Advanced Micro Devices, better known as AMD, fell 33 cents, or 10 percent, to $2.95. The chipmaker also announced a change in leadership, saying CEO and president Rory Read was stepping down. AMD has long struggled to keep its market share of the PC chip market against its main competitor Intel.

Coal stocks also took a beating after Morgan Stanley analysts downgraded the entire industry. Walter Energy slumped 11 percent and Peabody Energy fell 9 percent.

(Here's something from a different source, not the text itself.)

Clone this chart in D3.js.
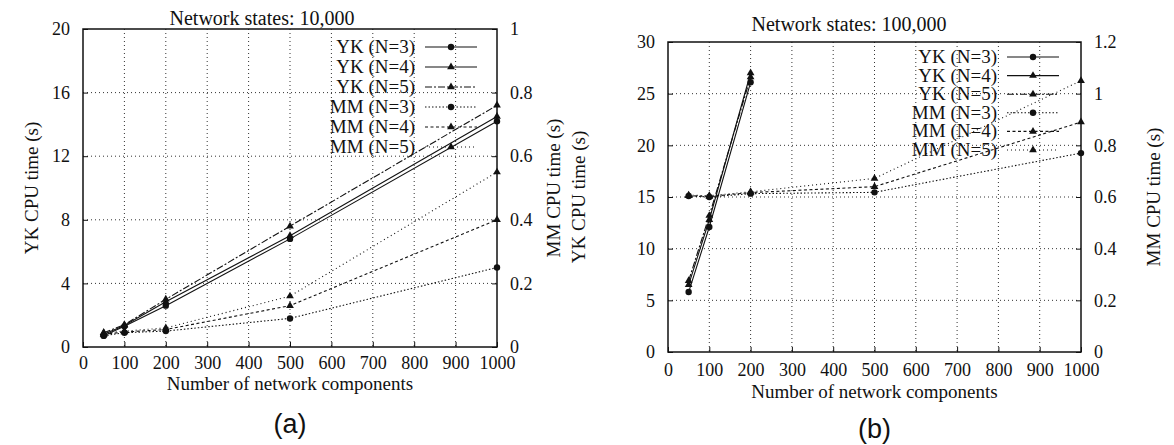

Benchmark U.S. crude fell $1.54 to $85.77 a barrel on the New York Mercantile Exchange, a third straight decline of more than 1.5 percent. Oil is now 20 percent below its 2014 peak of $107.26 a barrel, reached in late June, technically pushing oil into a bear market.

Brent crude, an international benchmark used to price oil used by many U.S. refineries, fell $1.33 to $90.05 a barrel in London, at one point slipping below $90 for the first time since June 2012.

Sinking crude price mean lower future profits for oil and gas companies, and investors responded accordingly. The energy sector of the S&P 500 fell nearly 4 percent, far more than the rest of the market. Exxon Mobil and Chevron, the nation’s two largest oil and gas companies, each fell roughly 3 percent.

The dollar fell to 107.92 yen and the euro fell to $1.2687. U.S. government bond prices were little changed. The yield on the 10-year Treasury note held at 2.33 percent.

Wholesale gasoline futures fell 4.35 cents to $2.275 a gallon. The average price at the pump across the U.S. is $3.25, down 18 cents from a month ago. In other trading of energy futures on the New York Mercantile Exchange, heating oil fell 3.9 cents to $2.537 a gallon and natural gas slipped 1 cent to $3.845 per 1,000 cubic feet.

With this week’s volatility, investors moved into gold. The price of gold rose $19.30 to $1,225.30 an ounce. Silver rose 35 cents to $17.42 an ounce and copper rose three cents to $3.03 a pound.